Revised components: The first restructuring (1995, see below) streamlined the project to meet the changed circumstances; the amount for enterprise restructuring was reduced, that for FDI's regular lending and guarantees increased, and only the first TA sub-component was retained. The 1997 restructuring (i) further shifted the funds away from restructuring to non-restructuring enterprises under the credit component (total $7.5 million), (ii) retained the FDI TA component ($1.5 million), and (iii) added a privatization TA component ($2.4 million) to support the privatization agency, help prepare and implement a communication strategy for the private sector development program, reform the legal and regulatory framework for utilities, and support the Ministry of Economy and Finance.

c. Comments on Project Cost, Financing and Dates
The final total cost of the FDI sub-loans was $45.2 million, of which IDA contributed $7.6 million; $0.8 million was spent on TA for FDI and financial intermediaries; and only half of the amount earmarked, or $1.2 million, was disbursed for the privatization TA. The original credit amount was US$ 11.4 million equivalent, of which $9.6 million was disbursed and $2.8 million canceled (the difference coming from changes in the US$/SDR exchange rate).
The project was approved in FY90, then suspended during the 3-year economic embargo, 1991-94. It was reformulated when lending resumed in 1995, within its original development objectives, and restructured further in late 1997 with revised development objectives. Project closing was extended three times, the last two extensions relating only to the privatization/regulatory reform component.
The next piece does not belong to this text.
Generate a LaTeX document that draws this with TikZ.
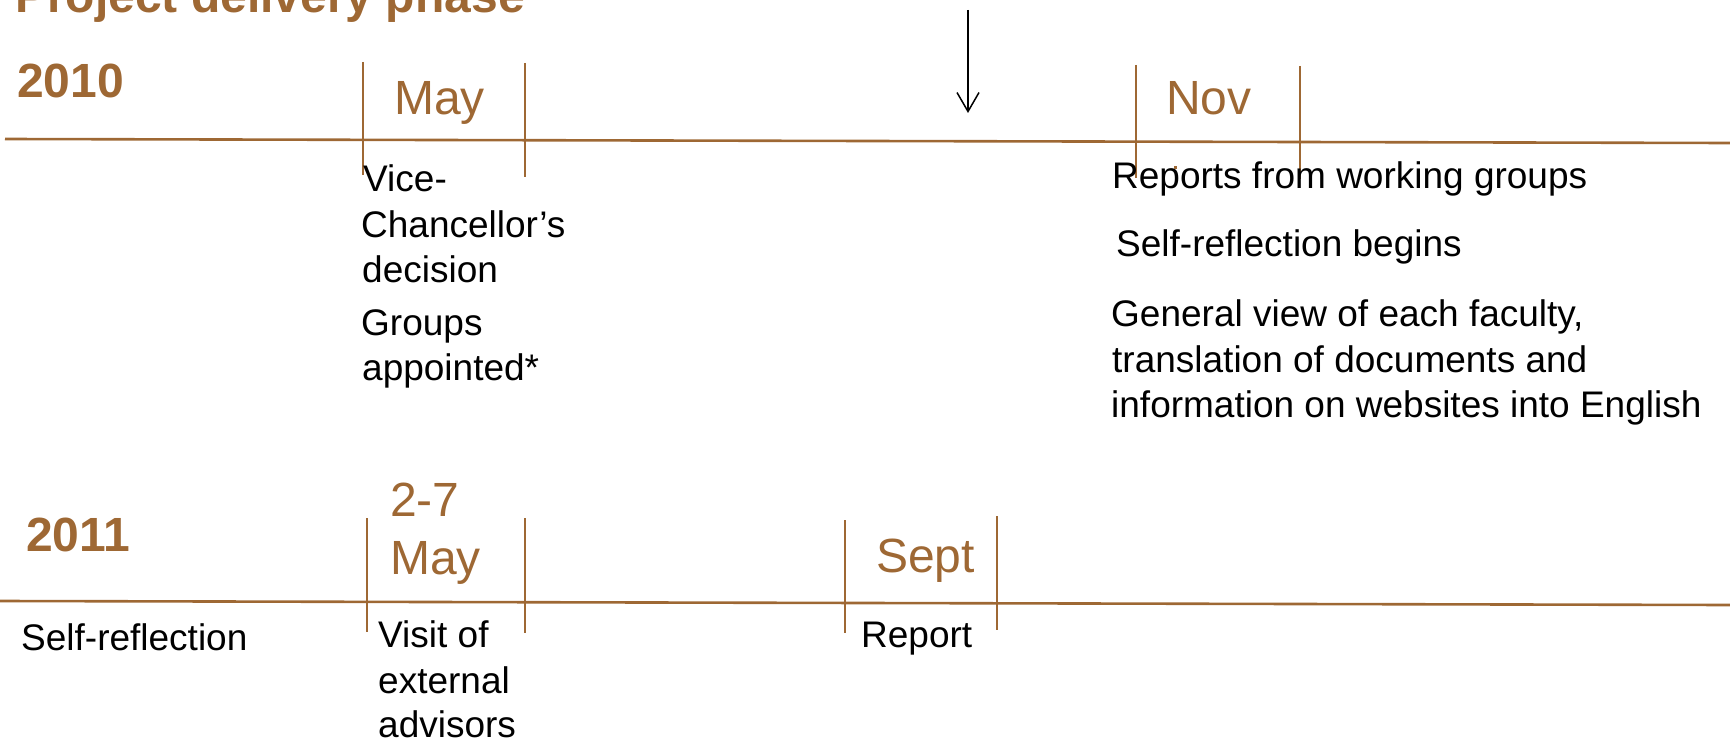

3. Achievement of Relevant Objectives:

The two broad areas of reform--private enterprise restructuring and development (represented by the first two components) and privatization and improved regulation (3rd component)--achieved some of their objectives, but only very partially. Although a number of individual activities were implemented, their impact in the context of a volatile political situation and waning government commitment was only marginal. Trade reform, one of the original objectives, was largely implemented (and it does not therefore appear as one of the revised objectives).
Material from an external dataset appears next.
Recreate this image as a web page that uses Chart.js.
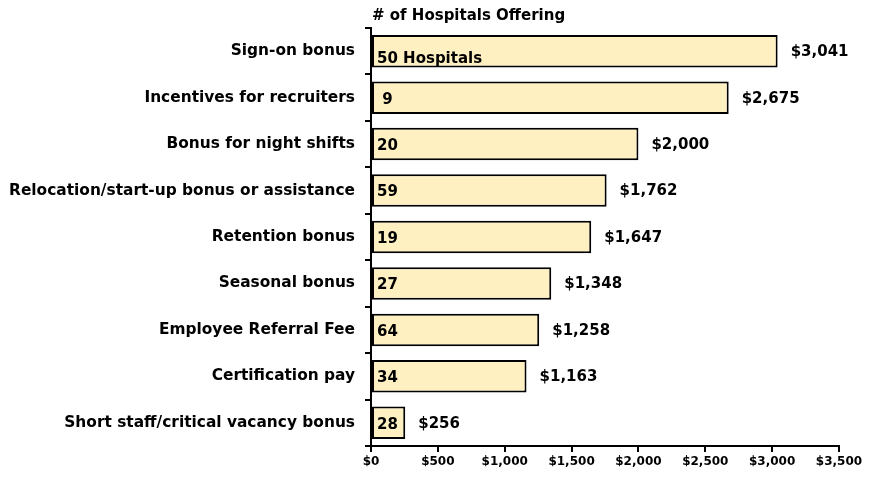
<!DOCTYPE html>
<html lang="en">
<head>
  <meta charset="UTF-8" />
  <title>Hospital Incentives</title>
  <script src="https://cdn.jsdelivr.net/npm/chart.js"></script>
  <style>
    body { margin: 0; background: white; }
    #wrap { width: 876px; height: 477px; }
  </style>
</head>
<body>
  <div id="wrap"><canvas id="barChart" width="876" height="477"></canvas></div>
  <script>
    // Data
    const categories = [
      "Sign-on bonus",
      "Incentives for recruiters",
      "Bonus for night shifts",
      "Relocation/start-up bonus or assistance",
      "Retention bonus",
      "Seasonal bonus",
      "Employee Referral Fee",
      "Certification pay",
      "Short staff/critical vacancy bonus"
    ];
    const amounts = [3041, 2675, 2000, 1762, 1647, 1348, 1258, 1163, 256];
    const hospitalCounts = ["50 Hospitals", " 9", "20", "59", "19", "27", "64", "34", "28"];
    const chartTitle = "# of Hospitals Offering";

    const FONT = '"DejaVu Sans", Verdana, sans-serif';
    const money = v => "$" + v.toLocaleString("en-US");

    // draws the counts inside the bars, the amounts after them and the title
    const labelPlugin = {
      id: "labels",
      afterDatasetsDraw(chart) {
        const ctx = chart.ctx;
        const meta = chart.getDatasetMeta(0);
        ctx.save();
        ctx.fillStyle = "#000";
        ctx.font = "bold 15px " + FONT;
        ctx.textBaseline = "middle";
        meta.data.forEach((bar, i) => {
          const left = chart.scales.x.getPixelForValue(0);
          ctx.textAlign = "left";
          ctx.fillText(hospitalCounts[i], left + 6, bar.y + (i === 0 ? 8 : 2));
          ctx.fillText(money(amounts[i]), bar.x + 13, bar.y + 1);
        });
        ctx.textBaseline = "alphabetic";
        ctx.fillText(chartTitle, chart.chartArea.left + 1, 20);
        ctx.restore();
      }
    };

    new Chart(document.getElementById("barChart"), {
      type: "bar",
      data: {
        labels: categories,
        datasets: [{
          data: amounts,
          backgroundColor: "#fff0c2",
          borderColor: "#000",
          borderWidth: 2,
          borderSkipped: false,
          barPercentage: 0.7,
          categoryPercentage: 1
        }]
      },
      options: {
        indexAxis: "y",
        responsive: false,
        animation: false,
        layout: { padding: { left: 8, right: 37, top: 28, bottom: 0 } },
        plugins: { legend: { display: false }, tooltip: { enabled: false } },
        scales: {
          x: {
            min: 0, max: 3500,
            afterFit: s => { s.height = 31; },
            border: { color: "#000", width: 2 },
            grid: { drawOnChartArea: false, color: "#000", lineWidth: 2, tickLength: 6 },
            ticks: {
              stepSize: 500, color: "#000", padding: 3,
              font: { family: FONT, size: 12, weight: "bold" },
              callback: v => money(v)
            }
          },
          y: {
            afterFit: s => { s.width = 363; },
            border: { color: "#000", width: 2 },
            grid: { drawOnChartArea: false, offset: true, color: "#000", lineWidth: 2, tickLength: 6 },
            ticks: {
              color: "#000", padding: 10,
              font: { family: FONT, size: 15.4, weight: "bold" }
            }
          }
        }
      },
      plugins: [labelPlugin]
    });
  </script>
</body>
</html>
4. Significant Outcomes/Impacts:

Two significant industrial public enterprises were privatized; the performance of one has improved, the other is still in rehabilitation.

5. Significant Shortcomings (include non-compliance with safeguard features):

The project had limited influence on restructuring and financing of private enterprises; banks remained risk averse, despite the availability of term resources, and most continued to lend only for the short-term. Overall term lending by Haitian banks decreased during the 1990s. The line of credit contributed to 61 loans and 124 micro-loans, creating an estimated 3,000 jobs. However, the economic embargo, political uncertainty and institutional weakness of the economy had a significant negative impact on the business environment and the ability of enterprises to become competitive. FDI also offered credit guarantees, and is the only financial institution in Haiti to do so, but they remain a relatively small instrument. FDI is profitable and self-financing, and was able to weather the embargo and interruption of IDA funding. However, its share of overall lending in Haiti is minor, and its portfolio is declining and is increasingly dominated by one financial intermediary. Some of the TA to FDI and financial intermediaries was used effectively for training and studies, but only a little over half of the available funds were used, and the majority was used for studies that did not support project objectives. FDI and CMEP were substantially strengthened, but both institutions have since been marginalized. Technical work was completed for the privatization of three utilities (port, airport, telecommunications), but the three were never privatized as government commitment waned. Legal and regulatory frameworks for the utilities have not been enacted due to the absence of a Parliament. The public information campaign to mitigate negative perceptions of privatization was not implemented.

6. Ratings:ICROED ReviewReason for Disagreement/Comments
Institutional Dev.:
Bank Performance:
Borrower Perf.:
Quality of ICR:

7. Lessons of Broad Applicablity:

Lines of credit should be accompanied by reforms to improve the business environment.
  • Small TA components with no clear benchmarks or links with other lending activities are unlikely to be effective in the absence of a good policy dialogue.
  • A line of credit operation should identify financial intermediaries at an early stage and involve them in the design of the credit line.
  • Projects in countries with an unstable political environment should have a very explicit appraisal of risks and should include indicators of progress with appropriate alternatives and exit strategies.
  • It is important to engage the government in a dialogue on the needs of a sector based different policy options, rather than from the viewpoint only of privatization. The latter should be seen as a means to an end, and outcomes defined in terms of final benefits (e.g. access to infrastructure), rather than privatization per se.

8. Audit Recommended?  No


9. Comments on Quality of ICR:

The ICR gives a good description of a complicated project and of the many factors which influenced its implementation. A lengthy contribution from the borrower is included, and a brief contribution from the cofinancier.